Irqbalance / irqbalance

The irqbalance source tree - The new official site for irqbalance
http://irqbalance.github.io/irqbalance/
GNU General Public License v2.0
576 stars 139 forks source link

Avoid repeated affinity checks when no change is necessary #286

Closed StefanBruens closed 8 months ago

StefanBruens commented 9 months ago

An IRQ may be migrated several times during one loop iteration, and end up with the same CPU affinity mask as before - the "moved" flag is merely a hint a affinity change may be necessary. This notably also happens during initial placement, but may happen also anytime later.

To avoid visiting each IRQ again and again unset the "moved" flag. This avoids the open/stat/read/close syscalls for unchanged interrupts.

Fixes: #285

nhorman commented 9 months ago

I don't see how this helps your description.

every iteration, each info node should be visited only once in activate_mapping, and after its done, info->moved is already set back to 0, the only thing you've changed is that it gets set back to zero on a check for an invalid mask (which occurs in the event cpus get taken offline unexpectedly). By setting moved = 0 here you're preventing irqs from being migrated when that cpu comes back online.

StefanBruens commented 9 months ago

I don't see how this helps your description.

every iteration, each info node should be visited only once in activate_mapping, and after its done, info->moved is already set back to 0, the only thing you've changed is that it gets set back to zero on a check for an invalid mask (which occurs in the event cpus get taken offline unexpectedly).
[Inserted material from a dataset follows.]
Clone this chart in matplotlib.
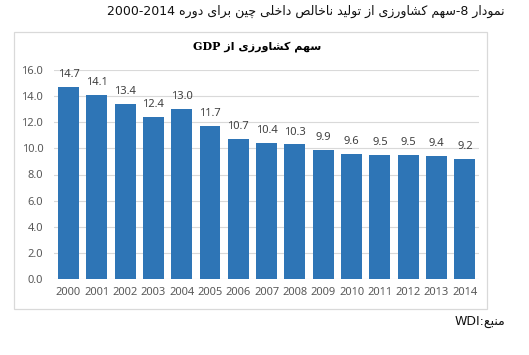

By setting moved = 0 here you're preventing irqs from being migrated when that cpu comes back online.

info->moved is only unset iff a value is written to smp_affinity, but if the current affinity as read from the proc file is the same as the wanted one, moved is not reset to 0.
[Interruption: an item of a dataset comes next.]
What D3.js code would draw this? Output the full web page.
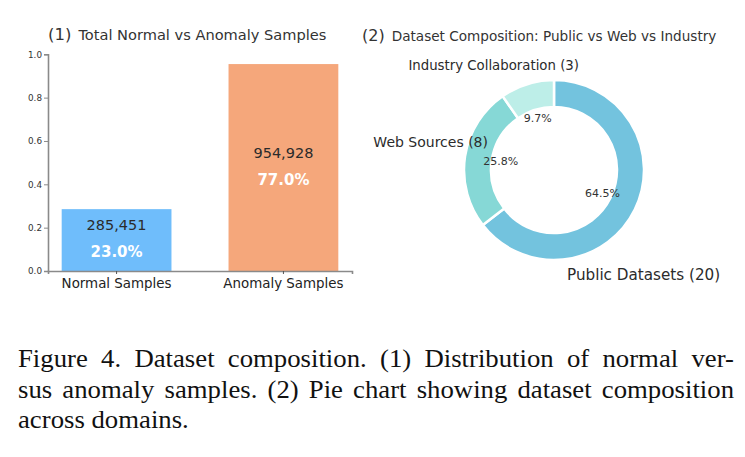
<!DOCTYPE html>
<html>
<head>
<meta charset="utf-8">
<script src="https://cdn.jsdelivr.net/npm/d3@7"></script>
<style>
    body { margin: 0; background: #fff; }
    svg { display: block; }
</style>
</head>
<body>
<svg id="fig" width="745" height="457"></svg>
<script>
// (1) normal vs anomaly
const sampleTypes = ["Normal Samples", "Anomaly Samples"];
const sampleCounts = [285451, 954928];
const samplePercents = [23.0, 77.0];
const yTicks = [0.0, 0.2, 0.4, 0.6, 0.8, 1.0];

// (2) dataset composition
const sourceNames = ["Public Datasets", "Web Sources", "Industry Collaboration"];
const sourceCounts = [20, 8, 3];

const captionLines = [
    "Figure 4. Dataset composition. (1) Distribution of normal ver-",
    "sus anomaly samples. (2) Pie chart showing dataset composition",
    "across domains."
];

const font = "DejaVu Sans, Verdana, sans-serif";
const svg = d3.select("#fig");
svg.append("rect").attr("width", 745).attr("height", 457).attr("fill", "#fff");

// ---------- panel 1 ----------
const x = d3.scaleBand()
    .domain(sampleTypes)
    .range([48, 352])
    .paddingInner(0.342)
    .paddingOuter(0.082);

const y = d3.scaleLinear()
    .domain([0, 1])
    .range([271, 54.3]);

const barColors = ["#6fbdfb", "#f5a77b"];
const bars = sampleTypes.map((name, i) => ({
    name: name,
    count: sampleCounts[i],
    pct: samplePercents[i],
    h: sampleCounts[i] / 1e6
}));

const p1 = svg.append("g");

p1.selectAll("rect.bar")
    .data(bars)
    .join("rect")
    .attr("class", "bar")
    .attr("x", d => x(d.name))
    .attr("width", x.bandwidth())
    .attr("y", d => y(d.h))
    .attr("height", d => y(0) - y(d.h))
    .attr("fill", (d, i) => barColors[i]);

const yAxis = p1.append("g")
    .attr("transform", `translate(${x.range()[0]},0)`)
    .call(d3.axisLeft(y).tickValues(yTicks).tickFormat(d3.format(".1f")).tickSizeOuter(0).tickSize(4).tickPadding(2));
yAxis.select(".domain").attr("stroke", "#8a8a8a").attr("stroke-width", 1.6);
yAxis.selectAll(".tick line").attr("stroke", "#8a8a8a");
yAxis.selectAll(".tick text").attr("fill", "#333").style("font", `8.8px ${font}`);

const xAxis = p1.append("g")
    .attr("transform", `translate(0,${y(0)})`)
    .call(d3.axisBottom(x).tickSizeOuter(0).tickSize(3).tickPadding(4));
xAxis.select(".domain").attr("stroke", "#8a8a8a").attr("stroke-width", 1.6);
xAxis.selectAll(".tick line").attr("stroke", "#555");
xAxis.selectAll(".tick text").attr("fill", "#222").style("font", `13.4px ${font}`);

p1.selectAll("text.count")
    .data(bars)
    .join("text")
    .attr("class", "count")
    .attr("x", d => x(d.name) + x.bandwidth() / 2)
    .attr("y", d => y(d.h / 2) - 15)
    .attr("text-anchor", "middle")
    .attr("dominant-baseline", "central")
    .attr("fill", "#2b2b2b")
    .style("font", `14.5px ${font}`)
    .text(d => d3.format(",")(d.count));

p1.selectAll("text.pct")
    .data(bars)
    .join("text")
    .attr("class", "pct")
    .attr("x", d => x(d.name) + x.bandwidth() / 2)
    .attr("y", d => y(d.h / 2) + 12)
    .attr("text-anchor", "middle")
    .attr("dominant-baseline", "central")
    .attr("fill", "#fff")
    .style("font", `bold 15px ${font}`)
    .text(d => d.pct.toFixed(1) + "%");

const t1 = p1.append("text")
    .attr("x", 48)
    .attr("y", 40)
    .attr("fill", "#333")
    .style("font-family", font);
t1.append("tspan").style("font-size", "16.5px").text("(1)");
t1.append("tspan").attr("dx", 7).style("font-size", "14.6px").text("Total Normal vs Anomaly Samples");

// ---------- panel 2 ----------
const cx = 554, cy = 170, R = 90;
const pieColors = ["#73c3de", "#86d8d6", "#bdeee8"];
const slices = sourceNames.map((name, i) => ({ name: name, count: sourceCounts[i] }));
const total = d3.sum(sourceCounts);

const pie = d3.pie().sort(null).value(d => d.count);
const arcs = pie(slices);
const arc = d3.arc().innerRadius(R * 0.7).outerRadius(R);
const pctArc = d3.arc().innerRadius(R * 0.6).outerRadius(R * 0.6);

const p2 = svg.append("g").attr("transform", `translate(${cx},${cy})`);

p2.selectAll("path")
    .data(arcs)
    .join("path")
    .attr("d", arc)
    .attr("fill", (d, i) => pieColors[i])
    .attr("stroke", "#fff")
    .attr("stroke-width", 2.5)
    .attr("stroke-linejoin", "miter");

p2.selectAll("text.pct")
    .data(arcs)
    .join("text")
    .attr("class", "pct")
    .attr("transform", d => `translate(${pctArc.centroid(d)})`)
    .attr("text-anchor", "middle")
    .attr("dominant-baseline", "central")
    .attr("fill", "#333")
    .style("font", `11px ${font}`)
    .text(d => (d.data.count / total * 100).toFixed(1) + "%");

// name labels, nudged from the centre as in the original
const labelNudge = [
    { dx: 13, dy: 110, anchor: "start", size: 15.2 },
    { dx: -66, dy: -23, anchor: "end", size: 14 },
    { dx: 25, dy: -100, anchor: "end", size: 13.3 }
];
p2.selectAll("text.name")
    .data(arcs)
    .join("text")
    .attr("class", "name")
    .attr("x", (d, i) => labelNudge[i].dx)
    .attr("y", (d, i) => labelNudge[i].dy)
    .attr("text-anchor", (d, i) => labelNudge[i].anchor)
    .attr("fill", "#2b2b2b")
    .style("font-family", font)
    .style("font-size", (d, i) => labelNudge[i].size + "px")
    .text(d => `${d.data.name} (${d.data.count})`);

const t2 = svg.append("text")
    .attr("x", 362)
    .attr("y", 41)
    .attr("fill", "#333")
    .style("font-family", font);
t2.append("tspan").style("font-size", "16px").text("(2)");
t2.append("tspan").attr("dx", 7).style("font-size", "13.6px").text("Dataset Composition: Public vs Web vs Industry");

// ---------- caption (slightly wide glyphs, justified by word spacing) ----------
const capLeft = 18, capWidth = 716, capStretch = 1.07;
const capG = svg.append("g")
    .attr("transform", `translate(${capLeft},0) scale(${capStretch},1)`);
const cap = capG.selectAll("text.cap")
    .data(captionLines)
    .join("text")
    .attr("class", "cap")
    .attr("x", 0)
    .attr("y", (d, i) => 367.5 + i * 30.5)
    .attr("fill", "#111")
    .style("font", "25px 'Liberation Serif', 'Times New Roman', serif")
    .text(d => d);

cap.each(function(d, i) {
    if (i === captionLines.length - 1) return;
    const w = this.getComputedTextLength();
    const gaps = (d.match(/ /g) || []).length;
    d3.select(this).style("word-spacing", ((capWidth / capStretch - w) / gaps) + "px");
});
</script>
</body>
</html>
Maybe the comment there is a problem, check_affinity does not verify mask validity.

As far as I can see, as soon as a CPU comes online moved will be set again, by force_rebalance_irq: https://github.com/Irqbalance/irqbalance/blob/b0152bc4e8c8464294f089351cf7a19afe6987e2/irqbalance.c#L317

Without the change, the proc file for all IRQs is read again and again, with the change only the proc files for IRQs which need migration are read and eventually written. This can be trivially verified with strace -eopen,read ....

StefanBruens commented 9 months ago

Actually, there seems to be another bug here:

https://github.com/Irqbalance/irqbalance/blob/b0152bc4e8c8464294f089351cf7a19afe6987e2/activate.c#L66

cpu_and(dst, src1, src2) may set the applied_mask to zero. This should be checked with if (cpus_empty(applied_mask)) { return; }.

But check_affinity does not cover this case, as the mask read from the proc file is always non-zero, i.e. cpus_equal and thus check_affinity will return 0, and the code below will try to write a zero value to the proc file.

StefanBruens commented 8 months ago

Maybe the comment there is a problem, check_affinity does not verify mask validity.

The comment was "broken" with https://github.com/Irqbalance/irqbalance/commit/cfe3d10d37e44be4bb94cb715dbe6fde9e8a60ff

That removed the "valid_mask" condition from the following if (...).